Oireachtas Joint and Select Committees

Tuesday, 9 February 2021

Seanad Committee on the Withdrawal of the United Kingdom from the European Union

EU-UK Trade and Cooperation Agreement: IBEC and Food Drink Ireland

Photo of Lisa ChambersLisa Chambers (Fianna Fail) | Oireachtas source

I thank Mr. Kelly. I very much appreciate his bluntness in saying it as it is. It has been very refreshing. When he said we are geographically distant and numerically small, that was a nice way of putting it. We punch above our weight, but we also need to recognise that there are limitations. He hit the nail on the head in his remarks.

I apologise for fixating on the issue of flour, which other members have raised. It would have a significant impact on every citizen if the price went up by 9%. Why have we not seen that price increase to date? Is it the case that there is a stockpile? If a derogation is not received, when does Mr. Kelly expect it to impact on the price consumers pay?

He made a point on regulatory diversions and said he had concerns that would happen quite soon and become an ever-increasing problem. This was the conversation over the past four years around the potential for this to happen. In a lot of instances, it was almost brushed aside as something the UK would not do, and even if it could it would not reduce standards or diverge in terms of regulations because it is of benefit to stay aligned even if it does not have to.

Where is that concern coming from in terms of the food and drink sector? Why does Mr. Kelly fear that will happen soon and will become an increasing problem? Is there anything we can do about it? What are the solutions? What should the Government look to do? We will include some of that in our report for the relevant Ministers.
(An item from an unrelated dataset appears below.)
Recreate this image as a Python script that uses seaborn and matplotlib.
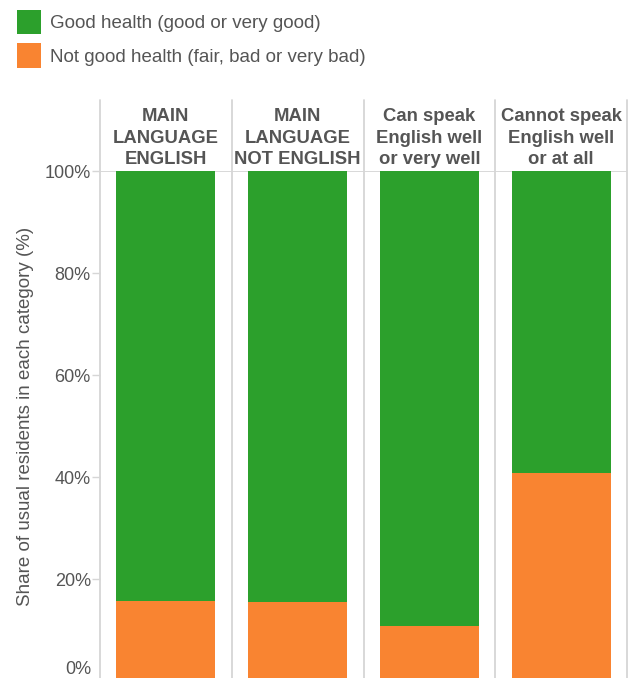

There were a lot of conversations before the end of the transition period about the fact that there was a lot of capacity at ports to travel directly to continental Europe, in terms of roll on-roll off or lift on-lift off, and that there was plenty of opportunity to shift from the land bridge to direct access to continental Europe. Mr. Kelly stated there is no capacity to do that and a lot of exporters are using the land bridge because they have no other choice. Could he give us an idea of the size of the deficit? Is there a lot of demand for extra services? What do we need to do to ensure that any exporter or importer that wishes to stop using the land bridge can get direct access to Europe?

One of the constraints of direct access to continental Europe is goods that are perishable or have a short shelf life. Is there still a difficulty? The travel time is much increased once the land bridge is bypassed and people go straight to continental Europe. It is a slower process.

How are businesses doing? How are they coping? It is early days yet; we are just over a month into a completely new trading environment. Dr. Ivory made the point that adjusting to a new trading environment does not happen overnight. It takes time and we have just started on a long road. As a representative body for businesses in the country, how are Mr. Kelly's members doing?

As a committee, we are assessing the current supports available today from Government for business.

Are they adequate? Are they working? Are they effective? Do they need to be adjusted in any way, or are additional new supports required that are currently not in place? I hope that is not too much. Those are my thoughts and questions on what Mr. Kelly has said.